5. A camera module as claimed in claim 3, characterized in that the side wall is substantially rectangular in shape near the recess, seen in sectional view in a direction perpendicular to the optical axis.

6. A camera module as claimed in claim 3, characterized in that the image pickup module has a main surface oriented perpendicular to the optical axis and at least one lateral surface oriented substantially perpendicular to said main surface, the recess being configured to abut said lateral surface at least in part, substantially without play, after the image pickup module has been placed in the holder.

7. A camera module as claimed in claim 3, characterized in that said main surface comprises an edge on a side facing towards the lens, the recess being configured to abut said edge at least in part, substantially without play, after the image pickup module has been placed in the holder near said edge.
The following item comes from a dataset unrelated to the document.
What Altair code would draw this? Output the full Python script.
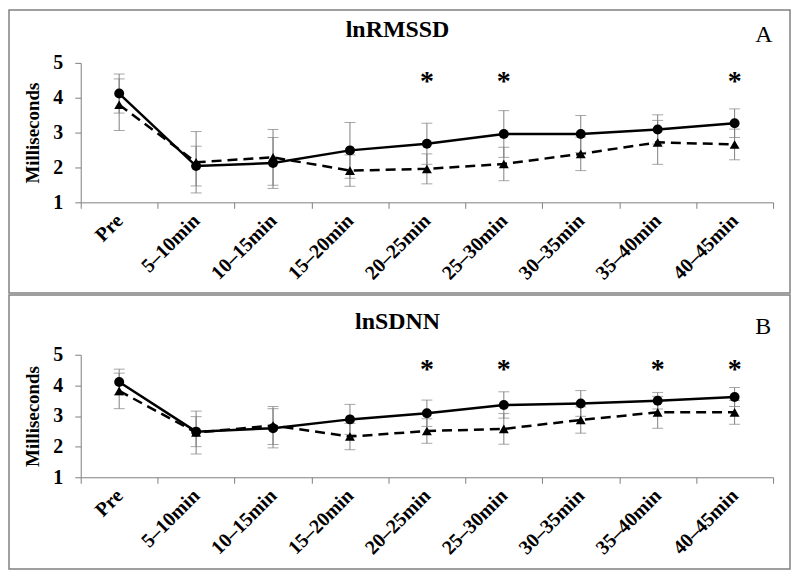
import altair as alt
import pandas as pd

CATS = ["Pre", "5–10min", "10–15min", "15–20min", "20–25min",
        "25–30min", "30–35min", "35–40min", "40–45min"]

# Panel A: lnRMSSD
A_CIRCLE_MEAN = [4.12, 2.04, 2.13, 2.49, 2.68, 2.96, 2.96, 3.09, 3.27]
A_CIRCLE_ERR = [0.56, 0.57, 0.73, 0.80, 0.59, 0.67, 0.53, 0.42, 0.41]
A_TRI_MEAN = [3.80, 2.15, 2.29, 1.91, 1.96, 2.10, 2.39, 2.72, 2.66]
A_TRI_ERR = [0.74, 0.88, 0.80, 0.45, 0.43, 0.48, 0.48, 0.63, 0.44]
A_STARS = ["20–25min", "25–30min", "40–45min"]

# Panel B: lnSDNN
B_CIRCLE_MEAN = [4.11, 2.49, 2.60, 2.89, 3.09, 3.36, 3.41, 3.50, 3.62]
B_CIRCLE_ERR = [0.42, 0.49, 0.64, 0.49, 0.43, 0.43, 0.42, 0.27, 0.31]
B_TRI_MEAN = [3.82, 2.46, 2.69, 2.33, 2.51, 2.58, 2.87, 3.12, 3.12]
B_TRI_ERR = [0.58, 0.70, 0.62, 0.43, 0.40, 0.50, 0.43, 0.52, 0.39]
B_STARS = ["20–25min", "25–30min", "35–40min", "40–45min"]

Y_TICKS = [1, 2, 3, 4, 5]

SERIF = "Liberation Serif"
GRAY = "#808080"


def make_df(cm, ce, tm, te):
    rows = []
    for i, c in enumerate(CATS):
        rows.append({"time": c, "group": "circle", "mean": cm[i],
                     "lo": cm[i] - ce[i], "hi": cm[i] + ce[i]})
        rows.append({"time": c, "group": "triangle", "mean": tm[i],
                     "lo": tm[i] - te[i], "hi": tm[i] + te[i]})
    return pd.DataFrame(rows)


def panel(df, stars, title, letter, height, frame_top, frame_bottom, star_y):
    xenc = alt.X("time:N", sort=CATS,
                 scale=alt.Scale(type="band", domain=CATS, paddingInner=0, paddingOuter=0),
                 bandPosition=0.5,
                 axis=alt.Axis(title=None, tickBand="extent", labelAngle=-45,
                               labelAlign="right", labelBaseline="middle",
                               labelFont=SERIF, labelFontWeight="bold", labelFontSize=20,
                               labelColor="black", labelPadding=9,
                               domainColor=GRAY, tickColor=GRAY, tickSize=6))
    yscale = alt.Scale(domain=[1, 5], nice=False, zero=False)
    yaxis = alt.Axis(values=Y_TICKS, title="Milliseconds", grid=False,
                     labelOverlap=False, tickCount=5,
                     titleFont=SERIF, titleFontWeight="bold", titleFontSize=19,
                     titleColor="black", titlePadding=10,
                     labelFont=SERIF, labelFontWeight="bold", labelFontSize=20,
                     labelColor="black", labelPadding=12,
                     domainColor=GRAY, tickColor=GRAY, tickSize=6)
    base = alt.Chart(df).encode(x=xenc)

    frame = alt.Chart(pd.DataFrame({"k": [0]})).mark_rect(
        fillOpacity=0, stroke=GRAY, strokeWidth=1.5
    ).encode(x=alt.value(-72), x2=alt.value(712),
             y=alt.value(frame_top), y2=alt.value(frame_bottom))

    circ = base.transform_filter(alt.datum.group == "circle")
    tri = base.transform_filter(alt.datum.group == "triangle")

    line_c = circ.mark_line(color="black", strokeWidth=2.5).encode(
        y=alt.Y("mean:Q", scale=yscale, axis=yaxis))
    line_t = tri.mark_line(color="black", strokeWidth=2.5, strokeDash=[10, 6]).encode(
        y=alt.Y("mean:Q", scale=yscale, axis=yaxis))

    err_rule = base.mark_rule(color=GRAY, strokeWidth=1).encode(
        y=alt.Y("lo:Q", scale=yscale, axis=yaxis), y2="hi:Q")
    cap_lo = base.mark_tick(color=GRAY, thickness=1, size=11, orient="horizontal").encode(
        y=alt.Y("lo:Q", scale=yscale, axis=yaxis))
    cap_hi = base.mark_tick(color=GRAY, thickness=1, size=11, orient="horizontal").encode(
        y=alt.Y("hi:Q", scale=yscale, axis=yaxis))

    pts_c = circ.mark_point(shape="circle", filled=True, color="black", size=100, opacity=1).encode(
        y=alt.Y("mean:Q", scale=yscale, axis=yaxis))
    pts_t = tri.mark_point(shape="triangle-up", filled=True, color="black", size=100, opacity=1).encode(
        y=alt.Y("mean:Q", scale=yscale, axis=yaxis))

    star_df = pd.DataFrame({"time": stars})
    star = alt.Chart(star_df).mark_text(
        text="*", font=SERIF, fontSize=28, fontWeight="bold", color="black",
        baseline="middle", dy=3
    ).encode(x=alt.X("time:N", sort=CATS, bandPosition=0.5),
             y=alt.YDatum(star_y, scale=yscale, axis=yaxis))

    t_df = pd.DataFrame({"t": [title]})
    ttl = alt.Chart(t_df).mark_text(
        font=SERIF, fontSize=24, fontWeight="bold", color="black",
        align="center", baseline="alphabetic"
    ).encode(text="t:N", x=alt.value(318), y=alt.value(-26))

    l_df = pd.DataFrame({"t": [letter]})
    let = alt.Chart(l_df).mark_text(
        font=SERIF, fontSize=24, color="black", align="left", baseline="alphabetic"
    ).encode(text="t:N", x=alt.value(677), y=alt.value(-21))

    return alt.layer(frame, line_c, line_t, err_rule, cap_lo, cap_hi, pts_c, pts_t,
                     star, ttl, let).properties(width=695, height=height)


dfA = make_df(A_CIRCLE_MEAN, A_CIRCLE_ERR, A_TRI_MEAN, A_TRI_ERR)
dfB = make_df(B_CIRCLE_MEAN, B_CIRCLE_ERR, B_TRI_MEAN, B_TRI_ERR)

pA = panel(dfA, A_STARS, "lnRMSSD", "A", 140, -53, 231, 4.54)
pB = panel(dfB, B_STARS, "lnSDNN", "B", 123, -60, 215, 4.60)

chart = alt.vconcat(pA, pB, spacing=0).resolve_scale(x="independent", y="independent").configure(
    padding={"left": 0, "top": 0, "right": 0, "bottom": 0}
).configure_view(stroke=None).configure_concat(spacing=0)

chart.save("out.html", embed_options={"renderer": "svg", "actions": False})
8. A camera module as claimed in claim 3, characterized in that the image pickup module has a second main surface comprising a second edge on a side facing away from the lens, the recess being configured to abut said second edge at least in part, substantially without play, after the image pickup module has been placed in the holder near said second edge.

9. A camera system comprising a camera module, characterized in that said camera module is the camera module as claimed in any one of the claims.

10. A method of manufacturing a camera module comprising a holder having a first end arranged for receiving incident light, a second end arranged for placing an image pickup module for picking up images, and a lens having an optical axis arranged for forming an image on the image pickup module, characterized in that the method comprises a step in which the image pickup module is aligned with respect to the optical means in a direction perpendicular to the optical axis, using aligning means disposed near said second end.